In 2024, several governments continued to balance fuel affordability with fiscal costs. Reuters coverage showed that energy subsidies and tax policies remained politically important in many countries because fuel prices influence inflation and household spending.

Why Prices May Not Fall Immediately When Crude Falls

Consumers often expect petrol and diesel prices to fall as soon as crude oil declines. In practice, the pass-through can be delayed or partial. Refiners may have purchased crude at earlier higher prices, exchange rates may offset the decline, taxes may remain unchanged, or companies may use the period to recover earlier losses.

Retail prices also depend on product prices, not just crude prices. Petrol and diesel are refined products with their own wholesale markets. If diesel demand is high, diesel prices may remain firm even when crude prices fall.

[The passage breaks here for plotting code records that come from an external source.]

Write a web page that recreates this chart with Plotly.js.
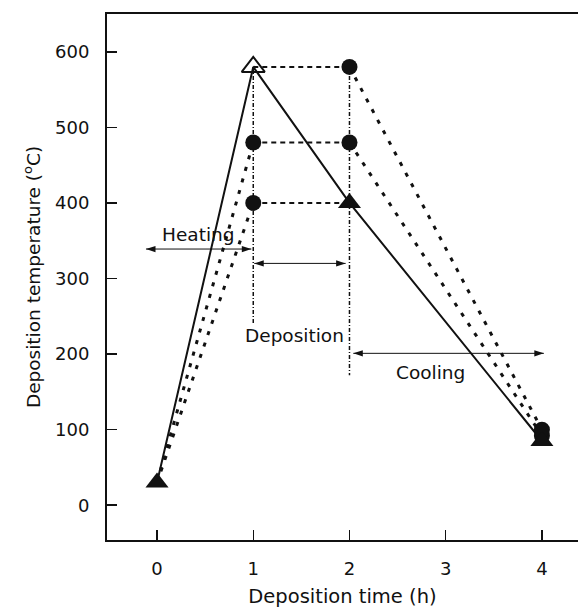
<!DOCTYPE html>
<html>
<head>
<meta charset="utf-8">
<script src="https://cdn.plot.ly/plotly-3.0.1.min.js"></script>
<style>html,body{margin:0;padding:0;background:#fff;}#chart{width:578px;height:608px;}</style>
</head>
<body>
<div id="chart"></div>
<script>
// ---- data ----
const times = [0, 1, 2, 4];
const solidTemps = [30, 580, 400, 85];        // solid line with triangles
const dep400 = [30, 400, 400, null];          // cools along the solid line
const dep480 = [30, 480, 480, 92];
const dep580 = [null, 580, 580, 100];         // heats along the solid line
const xTickVals = [0, 1, 2, 3, 4];
const yTickVals = [0, 100, 200, 300, 400, 500, 600];
// phase divider lines
const dividerX = [1, 2];
const dividerTop = [580, 580];
const dividerBottom = [240, 172];
// phase arrows and labels
const phaseNames = ['Heating', 'Deposition', 'Cooling'];
const arrowX0 = [-0.115, 1.01, 2.04];
const arrowX1 = [0.98, 1.96, 4.02];
const arrowY = [339, 320, 201];
const labelX = [0.43, 1.43, 2.845];
const labelY = [358, 224, 175];

const black = '#111';
const FONT = 'DejaVu Sans, Verdana, sans-serif';
const traces = [];

// solid line
traces.push({x: times, y: solidTemps, mode: 'lines', line: {color: black, width: 2}, hoverinfo: 'skip'});

const dotted = {color: black, width: 3, dash: '4px,8px'};
const dashed = {color: black, width: 2, dash: '5px,4px'};
[dep400, dep480, dep580].forEach(s => {
  const segs = [[0, 2, dotted], [1, 3, dashed], [2, 4, dotted]];
  segs.forEach(([a, b, st]) => {
    const ys = s.slice(a, b);
    if (ys.some(v => v === null)) return;
    traces.push({x: times.slice(a, b), y: ys, mode: 'lines', line: st, hoverinfo: 'skip'});
  });
});

// divider lines
dividerX.forEach((x, i) => {
  traces.push({x: [x, x], y: [dividerTop[i], dividerBottom[i]], mode: 'lines',
    line: {color: black, width: 1.5, dash: '4px,2px,1px,2px'}, hoverinfo: 'skip'});
});

// double-headed phase arrows
phaseNames.forEach((n, i) => {
  traces.push({x: [arrowX0[i], arrowX1[i]], y: [arrowY[i], arrowY[i]], mode: 'lines+markers',
    line: {color: black, width: 1},
    marker: {symbol: 'arrow', size: 10, angle: [-90, 90], color: black, line: {width: 0}},
    hoverinfo: 'skip'});
});

// circle markers
const circX = [], circY = [];
[dep400, dep480, dep580].forEach(s => {
  for (let i = 1; i < times.length; i++) {
    if (s[i] === null) continue;
    if (s[i] === solidTemps[i]) continue; // a triangle sits there
    circX.push(times[i]); circY.push(s[i]);
  }
});
traces.push({x: circX, y: circY, mode: 'markers',
  marker: {symbol: 'circle', size: 16, color: black, line: {width: 0}}, hoverinfo: 'skip'});

// triangle markers
traces.push({x: [times[0], times[2], times[3]], y: [solidTemps[0], solidTemps[2], solidTemps[3]], mode: 'markers',
  marker: {symbol: 'triangle-up', size: 20, color: black, line: {width: 0}}, hoverinfo: 'skip'});
traces.push({x: [times[1]], y: [solidTemps[1]], mode: 'markers',
  marker: {symbol: 'triangle-up-open', size: 20, color: black, line: {width: 2, color: black}}, hoverinfo: 'skip'});

const annotations = phaseNames.map((n, i) => ({
  x: labelX[i], y: labelY[i], xref: 'x', yref: 'y', text: n, showarrow: false,
  font: {family: FONT, size: 18.5, color: black}
}));

const layout = {
  width: 578, height: 608,
  margin: {l: 107, r: 0, t: 14, b: 68},
  paper_bgcolor: '#fff', plot_bgcolor: '#fff',
  showlegend: false,
  font: {family: FONT, size: 18, color: black},
  xaxis: {
    range: [-0.52, 4.375], tickvals: xTickVals, ticks: 'inside', ticklen: 10, tickwidth: 1.5, tickcolor: black,
    showline: true, linecolor: black, linewidth: 2, mirror: true, showgrid: false, zeroline: false,
    ticklabelstandoff: 11, tickfont: {size: 18},
    title: {text: 'Deposition time (h)', font: {size: 19.5}, standoff: 14}
  },
  yaxis: {
    range: [-46, 650], tickvals: yTickVals, ticks: 'inside', ticklen: 10, tickwidth: 1.5, tickcolor: black,
    showline: true, linecolor: black, linewidth: 2, mirror: false, showgrid: false, zeroline: false,
    ticklabelstandoff: 12, tickfont: {size: 18},
    title: {text: 'Deposition temperature (<sup>o</sup>C)', font: {size: 18.5}, standoff: 10}
  },
  annotations: annotations
};

Plotly.newPlot('chart', traces, layout, {displayModeBar: false, staticPlot: true});
</script>
</body>
</html>
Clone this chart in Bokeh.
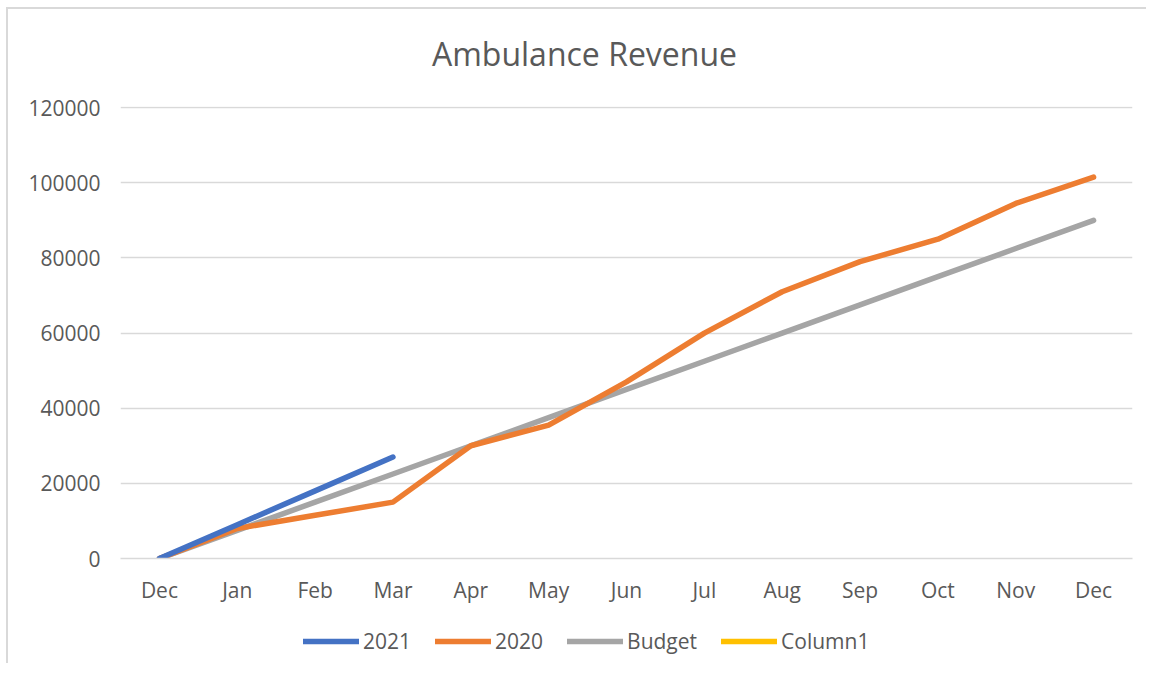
from bokeh.plotting import figure
from bokeh.models import Legend, LegendItem, FixedTicker, Range1d, NumeralTickFormatter, Label
from bokeh.layouts import column
from bokeh.embed import file_html
from bokeh.resources import INLINE

months = ["Dec", "Jan", "Feb", "Mar", "Apr", "May", "Jun", "Jul", "Aug", "Sep", "Oct", "Nov", "Dec"]
revenue_2021 = [0, 9000, 18000, 27000]
revenue_2020 = [0, 8000, 11500, 15000, 30000, 35500, 47000, 60000, 71000, 79000, 85000, 94500, 101500]
budget = [0, 7500, 15000, 22500, 30000, 37500, 45000, 52500, 60000, 67500, 75000, 82500, 90000]
column1 = [float("nan")] * 13  # empty series
y_ticks = [0, 20000, 40000, 60000, 80000, 100000, 120000]

series_names = ["2021", "2020", "Budget", "Column1"]
series_colors = ["#4472C4", "#ED7D31", "#A5A5A5", "#FFC000"]

FONT = "Open Sans"
TXT = "#595959"
GRID = "#d9d9d9"
LW = 5.5

OX, OY = 8, 9          # page offset of the chart box (margin + border)
W = 1138
H_T, H_MAIN, H_LEG = 70, 542, 42

# title strip
tf = figure(width=W, height=H_T, output_backend="svg", toolbar_location=None,
            x_range=Range1d(0, 1), y_range=Range1d(0, 1),
            min_border_left=0, min_border_right=0, min_border_top=0, min_border_bottom=0)
tf.axis.visible = False
tf.grid.visible = False
tf.outline_line_color = None
tf.add_layout(Label(x=584 - 120, y=OY + H_T - 53, x_units="screen", y_units="screen",
                    text="Ambulance Revenue", text_font=FONT, text_font_size="32px",
                    text_color=TXT, text_align="center", text_baseline="middle"))

top_main = OY + H_T
p = figure(width=W, height=H_MAIN, output_backend="svg", toolbar_location=None,
           x_range=Range1d(-0.5, 12.5), y_range=Range1d(0, 120300),
           min_border_left=120 - OX, min_border_right=W + OX - 1132, min_border_top=106 - top_main,
           min_border_bottom=H_MAIN + top_main - 558)
p.outline_line_color = None
p.background_fill_color = "white"
p.border_fill_color = "white"

xs = list(range(len(months)))
all_series = [revenue_2021, revenue_2020, budget, column1]
for name, vals, col in reversed(list(zip(series_names, all_series, series_colors))):
    p.line(xs[:len(vals)], vals, line_color=col, line_width=LW,
           line_cap="round", line_join="round")

p.xaxis.ticker = FixedTicker(ticks=xs)
p.xaxis.major_label_overrides = {i: m for i, m in enumerate(months)}
p.xaxis.axis_line_color = GRID
p.xaxis.axis_line_width = 1.5
p.xaxis.major_tick_line_color = None
p.xaxis.minor_tick_line_color = None
p.xaxis.major_label_standoff = 11
p.xaxis.major_label_text_font = FONT
p.xaxis.major_label_text_font_size = "21px"
p.xaxis.major_label_text_color = TXT
p.xgrid.grid_line_color = None

p.yaxis.ticker = FixedTicker(ticks=y_ticks)
p.yaxis.formatter = NumeralTickFormatter(format="0")
p.yaxis.axis_line_color = None
p.yaxis.major_tick_line_color = None
p.yaxis.minor_tick_line_color = None
p.yaxis.major_label_standoff = 14
p.yaxis.major_label_text_font = FONT
p.yaxis.major_label_text_font_size = "21px"
p.yaxis.major_label_text_color = TXT
p.ygrid.grid_line_color = GRID
p.ygrid.grid_line_width = 1.5

# legend strip below the chart
lg = figure(width=W, height=H_LEG, output_backend="svg", toolbar_location=None,
            x_range=Range1d(0, 1), y_range=Range1d(0, 1),
            min_border_left=0, min_border_right=0, min_border_top=0, min_border_bottom=0)
lg.axis.visible = False
lg.grid.visible = False
lg.outline_line_color = None
items = []
for name, vals, col in zip(series_names, all_series, series_colors):
    r = lg.line(xs[:1], [float("nan")], line_color=col, line_width=LW, line_cap="round")
    items.append(LegendItem(label=name, renderers=[r]))
legend = Legend(items=items, orientation="horizontal", location=(183, 8),
                glyph_width=56, glyph_height=20, label_standoff=4, spacing=24,
                label_text_font=FONT, label_text_font_size="21px", label_text_color=TXT,
                border_line_color=None, background_fill_alpha=0, margin=0, padding=0)
lg.add_layout(legend)

layout = column(tf, p, lg, spacing=0,
                styles={"margin-left": "6px", "margin-top": "7px",
                        "border-left": "2px solid #d9d9d9", "border-top": "2px solid #d9d9d9"})
open("out.html", "w").write(file_html(layout, INLINE))
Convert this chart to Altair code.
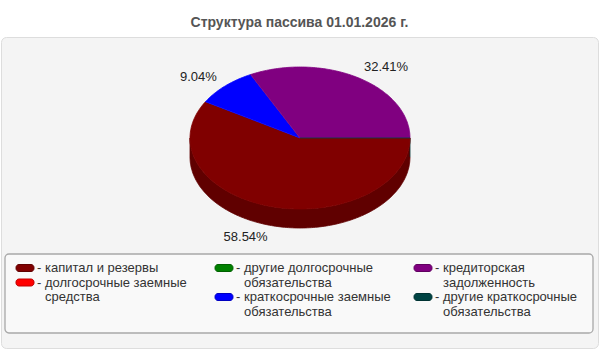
import math
import textwrap
import numpy as np
import pandas as pd
import altair as alt

# ---------------- data ----------------
title_text = "Структура пассива 01.01.2026 г."
categories = [
    "капитал и резервы",
    "долгосрочные заемные средства",
    "другие долгосрочные обязательства",
    "краткосрочные заемные обязательства",
    "кредиторская задолженность",
    "другие краткосрочные обязательства",
]
shares = [58.54, 0.0, 0.0, 9.04, 32.41, 0.01]
colors = ["#800000", "#ff0000", "#008000", "#0000ff", "#800080", "#004444"]
side_colors = ["#600000", "#c00000", "#006000", "#0000c0", "#600060", "#003333"]

# ---------------- layout ----------------
W, H = 597, 311          # plot area (grey panel)
OX, OY = 1, 37           # panel offset in page
CX, CY = 300 - OX, 138 - OY
RX, RY, DEPTH = 110, 71, 19
FONT = "Liberation Sans"

total = sum(shares)
cum = np.concatenate([[0.0], np.cumsum(shares)]) / total * 360.0

rows = []
def add_poly(key, pts):
    for k, (px, py) in enumerate(pts):
        rows.append({"shape": key, "ord": k, "x": px, "y": py})

def ell(t, dy=0.0):
    r = math.radians(t)
    return (CX + RX * math.cos(r), CY + RY * math.sin(r) + dy)

side_keys, top_keys = [], []
for i, v in enumerate(shares):
    if v <= 0:
        continue
    a, b = cum[i], cum[i + 1]
    # top face
    n = max(2, int(math.ceil(b - a)) + 1)
    ts = np.linspace(a, b, n)
    add_poly(f"top{i}", [(CX, CY)] + [ell(t) for t in ts])
    top_keys.append((f"top{i}", colors[i]))
    # visible side wall (front half)
    for lo, hi in [(max(a, 0), min(b, 180)), (max(a, 360), min(b, 540))]:
        if lo <= hi:
            n = max(2, int(math.ceil(hi - lo)) + 1)
            ts = np.linspace(lo, hi, n)
            pts = [ell(t) for t in ts] + [ell(t, DEPTH) for t in ts[::-1]]
            key = f"side{i}_{int(lo)}"
            add_poly(key, pts)
            side_keys.append((key, side_colors[i]))

geo = pd.DataFrame(rows)

xs = alt.Scale(domain=[0, W], nice=False, zero=False)
ys = alt.Scale(domain=[0, H], nice=False, zero=False, reverse=True)

layers = []
for key, col in side_keys + top_keys:
    layers.append(
        alt.Chart(geo)
        .transform_filter(alt.datum.shape == key)
        .mark_line(fill=col, stroke=col, strokeWidth=0.8, interpolate="linear")
        .encode(
            x=alt.X("x:Q", scale=xs, axis=None),
            y=alt.Y("y:Q", scale=ys, axis=None),
            order="ord:Q",
        )
    )

# percentage labels
lab = []
for i, v in enumerate(shares):
    if v < 0.5:
        continue
    m = math.radians((cum[i] + cum[i + 1]) / 2)
    c, s = math.cos(m), math.sin(m)
    lab.append({
        "x": CX + (RX + 12) * c,
        "y": CY + (RY + 12) * s + (DEPTH if s > 0 else 0),
        "text": f"{v:.2f}%",
        "side": "L" if c < 0 else "R",
    })
labdf = pd.DataFrame(lab)
for sd, al in [("L", "right"), ("R", "left")]:
    layers.append(
        alt.Chart(labdf)
        .transform_filter(alt.datum.side == sd)
        .mark_text(align=al, baseline="middle", font=FONT, fontSize=13, color="#222222")
        .encode(x=alt.X("x:Q", scale=xs, axis=None), y=alt.Y("y:Q", scale=ys, axis=None), text="text:N")
    )

# legend box
box = pd.DataFrame({"x": [5 - OX], "x2": [593 - OX], "y": [254 - OY], "y2": [333 - OY]})
layers.insert(0,
    alt.Chart(box)
    .mark_rect(fill="#f9f9f9", stroke="#a8a8a8", strokeWidth=1.3, cornerRadius=4)
    .encode(x=alt.X("x:Q", scale=xs, axis=None), x2="x2:Q", y=alt.Y("y:Q", scale=ys, axis=None), y2="y2:Q")
)

# legend entries (column-major, two per column)
LINE = 14.5
sw, tx = [], []
for i, cat in enumerate(categories):
    col, pos = divmod(i, 2)
    x0 = 16 + col * 199 - OX
    lines_before = 0
    if pos == 1:
        lines_before = len(textwrap.wrap(categories[i - 1], 22))
    y0 = 268 - OY + lines_before * LINE
    sw.append({"cat": cat, "x": x0, "x2": x0 + 18, "y": y0 - 3.5, "y2": y0 + 3.5})
    tx.append({"x": x0 + 21, "y": y0, "t": "-"})
    for k, ln in enumerate(textwrap.wrap(cat, 22)):
        tx.append({"x": x0 + 29, "y": y0 + k * LINE, "t": ln})
swdf = pd.DataFrame(sw)
txdf = pd.DataFrame(tx)

layers.append(
    alt.Chart(swdf)
    .mark_rect(cornerRadius=3, strokeWidth=1)
    .encode(
        x=alt.X("x:Q", scale=xs, axis=None), x2="x2:Q",
        y=alt.Y("y:Q", scale=ys, axis=None), y2="y2:Q",
        fill=alt.Fill("cat:N", scale=alt.Scale(domain=categories, range=colors), legend=None),
        stroke=alt.Stroke("cat:N", scale=alt.Scale(domain=categories, range=side_colors), legend=None),
    )
)
layers.append(
    alt.Chart(txdf)
    .mark_text(align="left", baseline="middle", font=FONT, fontSize=13, color="#333333")
    .encode(x=alt.X("x:Q", scale=xs, axis=None), y=alt.Y("y:Q", scale=ys, axis=None), text="t:N")
)

chart = (
    alt.layer(*layers)
    .properties(
        width=W, height=H,
        title=alt.TitleParams(title_text, font=FONT, fontSize=14, fontWeight="bold",
                              color="#555555", anchor="middle", baseline="alphabetic",
                              offset=10, dy=14),
        autosize=alt.AutoSizeParams(type="none"),
        padding={"left": OX, "top": OY, "right": 600 - OX - W, "bottom": 350 - OY - H},
        background="white",
    )
    .configure_view(fill="#f4f4f4", stroke="#dddddd", strokeWidth=1, cornerRadius=5)
)

chart.save("out.html", embed_options={"renderer": "svg", "actions": False})
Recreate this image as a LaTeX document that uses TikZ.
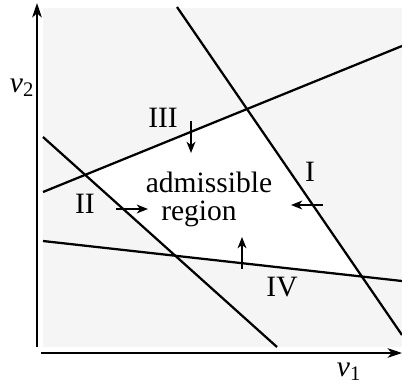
\documentclass[tikz,border=0pt]{standalone}
\usepackage{fontspec}
\setmainfont{Liberation Serif}
\usetikzlibrary{arrows.meta}
\usepackage{xcolor}
\definecolor{bgGray}{HTML}{F5F5F5}
\tikzset{
    constraint/.style={line width=1.6pt,draw=black},
    axis/.style={
        line width=1.4pt,-{Stealth[length=3.6mm,width=2.4mm,inset=1mm]}
    },
    push/.style={
        line width=1.2pt,-{Stealth[length=2.8mm,width=2.2mm,inset=0.8mm]}
    },
    lbl/.style={font=\fontsize{21}{25}\selectfont,inner sep=0pt,anchor=base}
}

\begin{document}
\begin{tikzpicture}[x=0.025cm,y=-0.025cm]

\useasboundingbox (0,0) rectangle (402,384);

% shaded plane
\fill[bgGray] (43,8) rectangle (402,347);

% ends of the four constraint lines
\coordinate (Ia) at (177,7);
\coordinate (Ib) at (402,335);
\coordinate (IIa) at (43,137);
\coordinate (IIb) at (277,347);
\coordinate (IIIa) at (43,192);
\coordinate (IIIb) at (402,46);
\coordinate (IVa) at (43,241);
\coordinate (IVb) at (402,281);

% admissible region
\fill[white]
(intersection of IIIa--IIIb and Ia--Ib) --
(intersection of Ia--Ib and IVa--IVb) --
(intersection of IVa--IVb and IIa--IIb) --
(intersection of IIa--IIb and IIIa--IIIb) -- cycle;

\draw[constraint](Ia)--(Ib);
\draw[constraint](IIa)--(IIb);
\draw[constraint](IIIa)--(IIIb);
\draw[constraint](IVa)--(IVb);

% axes
\coordinate (yfoot) at (37,347);
\coordinate (ytip) at (37,3);
\coordinate (xfoot) at (41,353);
\coordinate (xtip) at (402,353);
\draw[axis](yfoot)--(ytip);
\draw[axis](xfoot)--(xtip);

\node[lbl] (vtwo) at (22,92) {\textit{v}\textsubscript{2}};
\node[lbl] (vone) at (349,376) {\textit{v}\textsubscript{1}};

% constraint labels and arrows
\node[lbl] (labI) at (310,181) {I};
\node[lbl] (labII) at (85,213) {II};
\node[lbl] (labIII) at (163,127) {III};
\node[lbl] (labIV) at (282,296) {IV};

\coordinate (pIa) at (323,205);
\coordinate (pIb) at (291,205);
\coordinate (pIIa) at (116,209);
\coordinate (pIIb) at (148,209);
\coordinate (pIIIa) at (191,121);
\coordinate (pIIIb) at (191,153);
\coordinate (pIVa) at (242,269);
\coordinate (pIVb) at (242,237);
\draw[push](pIa)--(pIb);
\draw[push](pIIa)--(pIIb);
\draw[push](pIIIa)--(pIIIb);
\draw[push](pIVa)--(pIVb);

\node[lbl] (adm) at (209,192) {admissible};
\node[lbl] (reg) at (199,220) {region};

\end{tikzpicture}
\end{document}
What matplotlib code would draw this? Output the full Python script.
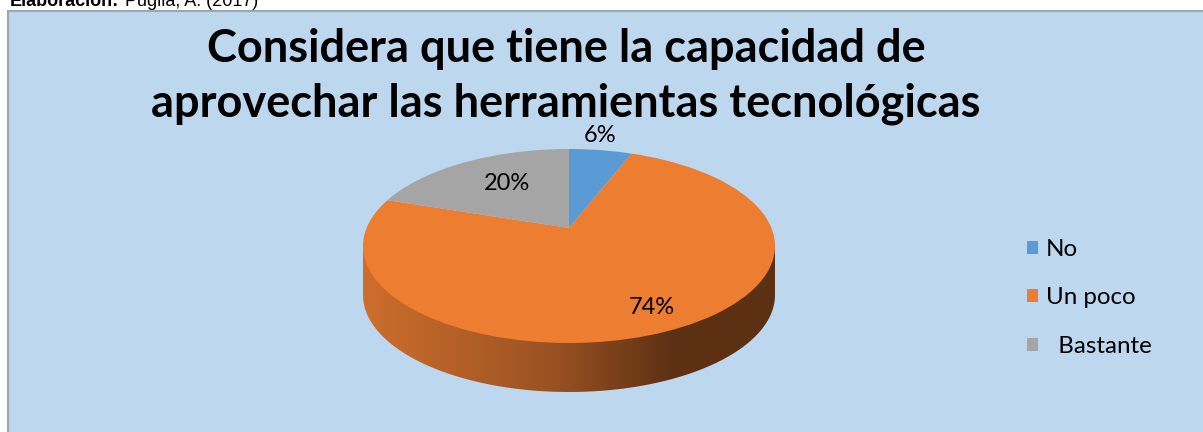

This is why government petroleum price data, company price notifications and Reuters market reports often refer to both crude oil benchmarks and refined product cracks or margins.

Outlook as of 2026

As of 2026, petrol and diesel price hikes remain linked to four measurable drivers: global crude prices, refinery margins, tax policy and exchange rates. Publicly available data from Reuters, government petroleum departments, the International Energy Agency and the U.S. Energy Information Administration show that global oil demand stayed above 100 million barrels per day during 2024 and 2025, while supply policy continued to depend heavily on OPEC+ decisions.

For consumers, the most reliable way to track possible price changes is to follow official fuel price notifications, government tax announcements, central bank inflation reports and international crude benchmarks. Fuel prices can change because of market movements, but confirmed hikes or cuts are only established when announced by authorised companies or government agencies.